The top Democrat in the House of Representatives, Rep. Hakeem Jeffries of New York, committed to fighting a Republican-passed map with a voter referendum, as first reported by Punchbowl News. That would require gathering about 250,000 signatures before the map passed by the Legislature would be put on the ballot, and then voters would have to approve it before it could be used in 2026. Jeffries’ office did not respond to an inquiry from NOTUS.

That the Ohio state redistricting commission is currently in charge of the map design at all is because the state Legislature failed to act. The commission is intended to be a backup if the state Legislature doesn’t come up with a new map that is approved by 60% in both chambers and would last for a decade. Democrats in the Legislature introduced a map that was not voted on in the Republican-controlled Legislature, and Republicans never introduced an option.

If the state redistricting commission also fails to act, Republicans will be able to pass a map with a simple majority that would be in place for four years.

Erin Covey, an editor who focuses on redistricting for the Cook Political Report, said this redistricting battle has gotten lost in the national spotlight as other states have taken prominence in the redistricting conversation, but Ohio’s fight is unique, as it started well before the second Trump administration.

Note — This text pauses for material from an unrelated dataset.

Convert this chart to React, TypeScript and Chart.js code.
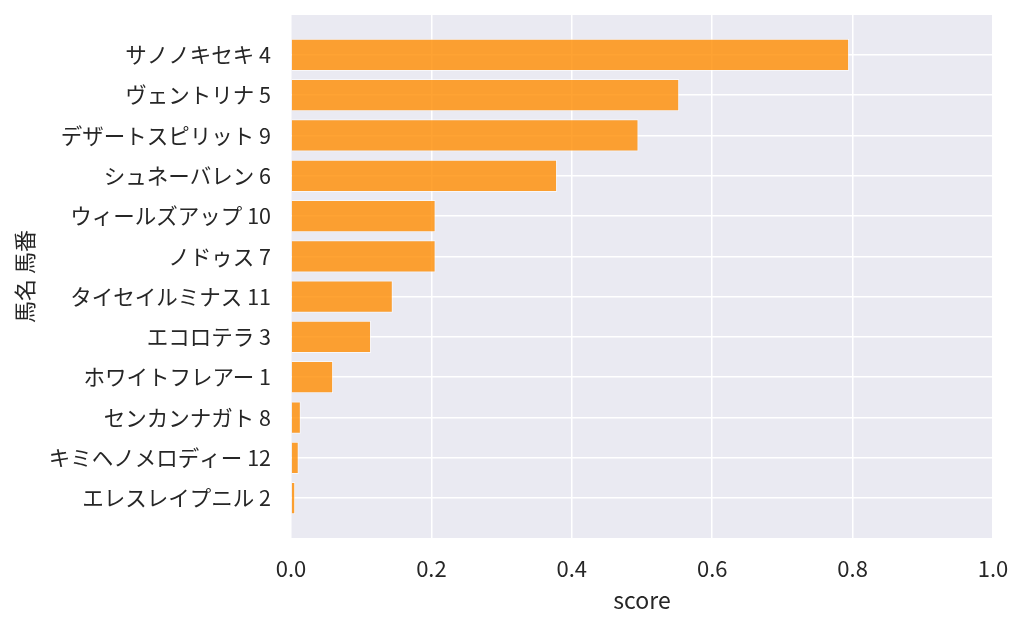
import React, { useEffect, useRef } from "react";
import { Chart, registerables } from "chart.js";

Chart.register(...registerables);

const horseLabels: string[] = [
  "サノノキセキ 4",
  "ヴェントリナ 5",
  "デザートスピリット 9",
  "シュネーバレン 6",
  "ウィールズアップ 10",
  "ノドゥス 7",
  "タイセイルミナス 11",
  "エコロテラ 3",
  "ホワイトフレアー 1",
  "センカンナガト 8",
  "キミヘノメロディー 12",
  "エレスレイプニル 2",
];

const scores: number[] = [
  0.795, 0.553, 0.495, 0.379, 0.206, 0.206, 0.145, 0.114, 0.06, 0.014, 0.011, 0.006,
];

const xTickValues: number[] = [0, 0.2, 0.4, 0.6, 0.8, 1.0];

const FONT = "'Noto Sans CJK JP', 'Noto Sans', sans-serif";
const TEXT = "#262626";

const bgPlugin = {
  id: "plotBg",
  beforeDraw(chart: any) {
    const { ctx, chartArea } = chart;
    if (!chartArea) return;
    ctx.save();
    ctx.fillStyle = "#EAEAF2";
    ctx.fillRect(chartArea.left, chartArea.top, chartArea.right - chartArea.left, chartArea.bottom - chartArea.top);
    ctx.restore();
  },
};

export default function App() {
  const ref = useRef<HTMLCanvasElement | null>(null);

  useEffect(() => {
    if (!ref.current) return;
    const chart = new Chart(ref.current, {
      type: "bar",
      data: {
        datasets: [
          {
            data: scores.map((v, i) => ({ x: v, y: i })),
            backgroundColor: "rgba(255,140,0,0.8)",
            borderColor: "rgba(255,255,255,0.6)",
            borderWidth: 1,
            barPercentage: 0.8,
            categoryPercentage: 1,
          },
        ],
      },
      options: {
        indexAxis: "y",
        animation: false,
        responsive: false,
        maintainAspectRatio: false,
        devicePixelRatio: 1,
        layout: { padding: { top: 15, right: 31, bottom: 0, left: 0 } },
        plugins: {
          legend: { display: false },
          tooltip: { enabled: false },
        },
        scales: {
          x: {
            type: "linear",
            min: 0,
            max: 1,
            offset: false,
            afterBuildTicks: (scale: any) => {
              scale.ticks = xTickValues.map((v) => ({ value: v }));
            },
            afterFit: (scale: any) => {
              scale.height = 89;
              scale.paddingLeft = 0;
              scale.paddingRight = 0;
            },
            ticks: {
              callback: (v: any) => Number(v).toFixed(1),
              color: TEXT,
              font: { family: FONT, size: 22 },
              padding: 17,
              maxRotation: 0,
            },
            grid: { color: "#FFFFFF", lineWidth: 1.5, drawTicks: false, offset: false },
            border: { display: false },
            title: {
              display: true,
              text: "score",
              color: TEXT,
              font: { family: FONT, size: 23 },
              padding: { top: 0, bottom: 13 },
            },
          },
          y: {
            type: "linear",
            reverse: true,
            min: -0.99,
            max: 11.99,
            offset: false,
            afterBuildTicks: (scale: any) => {
              scale.ticks = horseLabels.map((_, i) => ({ value: i }));
            },
            afterFit: (scale: any) => {
              scale.width = 291;
              scale.paddingTop = 0;
              scale.paddingBottom = 0;
            },
            ticks: {
              callback: (v: any) => horseLabels[Math.round(Number(v))] ?? "",
              color: TEXT,
              font: { family: FONT, size: 21.5 },
              padding: 20,
            },
            grid: { color: "#FFFFFF", lineWidth: 1.5, drawTicks: false, offset: false },
            border: { display: false },
            title: {
              display: true,
              text: "馬名 馬番",
              color: TEXT,
              font: { family: FONT, size: 22 },
              padding: { top: 11, bottom: 0 },
            },
          },
        },
      },
      plugins: [bgPlugin],
    } as any);
    return () => chart.destroy();
  }, []);

  return (
    <div style={{ position: "fixed", left: 0, top: 0, width: 1024, height: 627, background: "#fff" }}>
      <canvas ref={ref} width={1024} height={627} style={{ width: 1024, height: 627 }} />
    </div>
  );
}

“Because Ohio trended increasingly toward Republicans in the past nine years, they no longer have the incentive to do this, because they can just redraw the maps every four years without any sort of Democratic support,” Covey said, of passing a bipartisan map.

On Tuesday, the commission convened for the first time in a 28-minute meeting and did not produce a map.

“We have yet to receive any alternative map or any substantive suggestions to the proposal we’ve put forward,” Dani Isaacson, Ohio state House minority leader and member of the commission, said in his testimony on Tuesday.

The meeting was adjourned quickly after testimony from the committee’s two Democratic members. While there are no set dates for when the commission will convene again, the commission’s co-chair and Republican state Rep. Brian Stewart said plans for the next meeting are being discussed.

“I think we have penciled in, informally, some dates that will work,” Stewart said about a future commission meeting.

Gov. Mike DeWine, who is a member of the commission and whose office gets to appoint members to the commission, told the Cincinnati Enquirer that private discussions about a map were happening, but didn’t say whether any map could get bipartisan support in the commission. DeWine said he hoped that a bipartisan map could be approved before the clock runs out.

“It always gives the public more confidence, if there could be something worked out between the parties,” DeWine told The Statehouse News Bureau on Tuesday.

Republicans currently control 10 of the House seats in Ohio, and Democrats control five. Since the constitutional amendment took effect in 2018, the state redistricting commission hasn’t successfully produced a map.

Democrats and some voting rights groups are advocating for a map that would give the state eight Republican seats and seven Democratic seats, based on the state’s result in the 2024 presidential election, when 55% of voters cast their ballots for President Donald Trump and 44% for former Vice President Kamala Harris.

When asked by NOTUS how Republicans should strategize around the map, Sen. Jon Husted deferred.

“I’m not in that game anymore,” Husted said. “That’s for the House members.”